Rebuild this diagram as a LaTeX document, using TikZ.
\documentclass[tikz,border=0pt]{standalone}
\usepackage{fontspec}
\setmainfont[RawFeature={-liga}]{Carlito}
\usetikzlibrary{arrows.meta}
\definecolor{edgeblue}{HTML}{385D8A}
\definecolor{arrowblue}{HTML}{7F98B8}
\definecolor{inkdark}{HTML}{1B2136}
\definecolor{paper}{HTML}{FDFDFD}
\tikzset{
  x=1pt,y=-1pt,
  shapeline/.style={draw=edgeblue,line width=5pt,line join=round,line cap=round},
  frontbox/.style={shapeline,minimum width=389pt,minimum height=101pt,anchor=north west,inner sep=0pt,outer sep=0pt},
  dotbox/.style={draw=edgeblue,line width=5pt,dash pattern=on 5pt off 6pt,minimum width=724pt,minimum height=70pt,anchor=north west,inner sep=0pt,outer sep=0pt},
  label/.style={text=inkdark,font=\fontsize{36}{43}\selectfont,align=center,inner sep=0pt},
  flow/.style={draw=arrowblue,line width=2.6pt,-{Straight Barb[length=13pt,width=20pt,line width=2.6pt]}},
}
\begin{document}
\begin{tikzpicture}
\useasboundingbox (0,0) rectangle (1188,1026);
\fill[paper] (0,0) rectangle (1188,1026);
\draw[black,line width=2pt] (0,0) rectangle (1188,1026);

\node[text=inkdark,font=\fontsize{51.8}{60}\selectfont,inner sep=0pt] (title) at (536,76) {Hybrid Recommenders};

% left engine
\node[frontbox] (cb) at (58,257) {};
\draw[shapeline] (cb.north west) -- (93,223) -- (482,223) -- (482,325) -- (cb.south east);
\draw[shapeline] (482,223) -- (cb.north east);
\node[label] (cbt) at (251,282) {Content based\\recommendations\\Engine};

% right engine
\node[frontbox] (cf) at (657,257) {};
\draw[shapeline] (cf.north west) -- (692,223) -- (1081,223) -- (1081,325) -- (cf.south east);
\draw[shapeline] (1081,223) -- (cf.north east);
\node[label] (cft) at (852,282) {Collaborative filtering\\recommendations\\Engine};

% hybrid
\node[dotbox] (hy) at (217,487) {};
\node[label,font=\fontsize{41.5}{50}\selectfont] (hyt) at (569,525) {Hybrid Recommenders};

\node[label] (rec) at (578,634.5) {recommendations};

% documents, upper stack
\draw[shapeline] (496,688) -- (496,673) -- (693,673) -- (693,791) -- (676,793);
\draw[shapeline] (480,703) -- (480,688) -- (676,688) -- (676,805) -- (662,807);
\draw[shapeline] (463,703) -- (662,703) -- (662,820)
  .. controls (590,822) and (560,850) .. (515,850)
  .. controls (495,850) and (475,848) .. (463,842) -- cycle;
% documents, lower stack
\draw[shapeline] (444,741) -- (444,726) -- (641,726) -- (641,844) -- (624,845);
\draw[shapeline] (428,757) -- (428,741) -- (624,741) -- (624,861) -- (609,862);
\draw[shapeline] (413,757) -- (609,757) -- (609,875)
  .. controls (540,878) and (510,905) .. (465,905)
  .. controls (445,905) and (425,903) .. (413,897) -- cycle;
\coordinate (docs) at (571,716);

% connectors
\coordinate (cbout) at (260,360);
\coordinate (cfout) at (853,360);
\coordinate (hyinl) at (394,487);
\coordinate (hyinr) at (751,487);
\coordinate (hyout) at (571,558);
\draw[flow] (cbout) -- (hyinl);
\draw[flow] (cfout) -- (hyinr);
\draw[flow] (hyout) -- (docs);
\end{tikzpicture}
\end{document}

Description of the task — Copy out the whole listing exactly; please set it all down.

Response to the task —
Rebuild this diagram as a LaTeX document, using TikZ.
\documentclass[tikz,border=0pt]{standalone}
\usepackage{fontspec}
\setmainfont[RawFeature={-liga}]{Carlito}
\usetikzlibrary{arrows.meta}
\definecolor{edgeblue}{HTML}{385D8A}
\definecolor{arrowblue}{HTML}{7F98B8}
\definecolor{inkdark}{HTML}{1B2136}
\definecolor{paper}{HTML}{FDFDFD}
\tikzset{
  x=1pt,y=-1pt,
  shapeline/.style={draw=edgeblue,line width=5pt,line join=round,line cap=round},
  frontbox/.style={shapeline,minimum width=389pt,minimum height=101pt,anchor=north west,inner sep=0pt,outer sep=0pt},
  dotbox/.style={draw=edgeblue,line width=5pt,dash pattern=on 5pt off 6pt,minimum width=724pt,minimum height=70pt,anchor=north west,inner sep=0pt,outer sep=0pt},
  label/.style={text=inkdark,font=\fontsize{36}{43}\selectfont,align=center,inner sep=0pt},
  flow/.style={draw=arrowblue,line width=2.6pt,-{Straight Barb[length=13pt,width=20pt,line width=2.6pt]}},
}
\begin{document}
\begin{tikzpicture}
\useasboundingbox (0,0) rectangle (1188,1026);
\fill[paper] (0,0) rectangle (1188,1026);
\draw[black,line width=2pt] (0,0) rectangle (1188,1026);

\node[text=inkdark,font=\fontsize{51.8}{60}\selectfont,inner sep=0pt] (title) at (536,76) {Hybrid Recommenders};

% left engine
\node[frontbox] (cb) at (58,257) {};
\draw[shapeline] (cb.north west) -- (93,223) -- (482,223) -- (482,325) -- (cb.south east);
\draw[shapeline] (482,223) -- (cb.north east);
\node[label] (cbt) at (251,282) {Content based\\recommendations\\Engine};

% right engine
\node[frontbox] (cf) at (657,257) {};
\draw[shapeline] (cf.north west) -- (692,223) -- (1081,223) -- (1081,325) -- (cf.south east);
\draw[shapeline] (1081,223) -- (cf.north east);
\node[label] (cft) at (852,282) {Collaborative filtering\\recommendations\\Engine};

% hybrid
\node[dotbox] (hy) at (217,487) {};
\node[label,font=\fontsize{41.5}{50}\selectfont] (hyt) at (569,525) {Hybrid Recommenders};

\node[label] (rec) at (578,634.5) {recommendations};

% documents, upper stack
\draw[shapeline] (496,688) -- (496,673) -- (693,673) -- (693,791) -- (676,793);
\draw[shapeline] (480,703) -- (480,688) -- (676,688) -- (676,805) -- (662,807);
\draw[shapeline] (463,703) -- (662,703) -- (662,820)
  .. controls (590,822) and (560,850) .. (515,850)
  .. controls (495,850) and (475,848) .. (463,842) -- cycle;
% documents, lower stack
\draw[shapeline] (444,741) -- (444,726) -- (641,726) -- (641,844) -- (624,845);
\draw[shapeline] (428,757) -- (428,741) -- (624,741) -- (624,861) -- (609,862);
\draw[shapeline] (413,757) -- (609,757) -- (609,875)
  .. controls (540,878) and (510,905) .. (465,905)
  .. controls (445,905) and (425,903) .. (413,897) -- cycle;
\coordinate (docs) at (571,716);

% connectors
\coordinate (cbout) at (260,360);
\coordinate (cfout) at (853,360);
\coordinate (hyinl) at (394,487);
\coordinate (hyinr) at (751,487);
\coordinate (hyout) at (571,558);
\draw[flow] (cbout) -- (hyinl);
\draw[flow] (cfout) -- (hyinr);
\draw[flow] (hyout) -- (docs);
\end{tikzpicture}
\end{document}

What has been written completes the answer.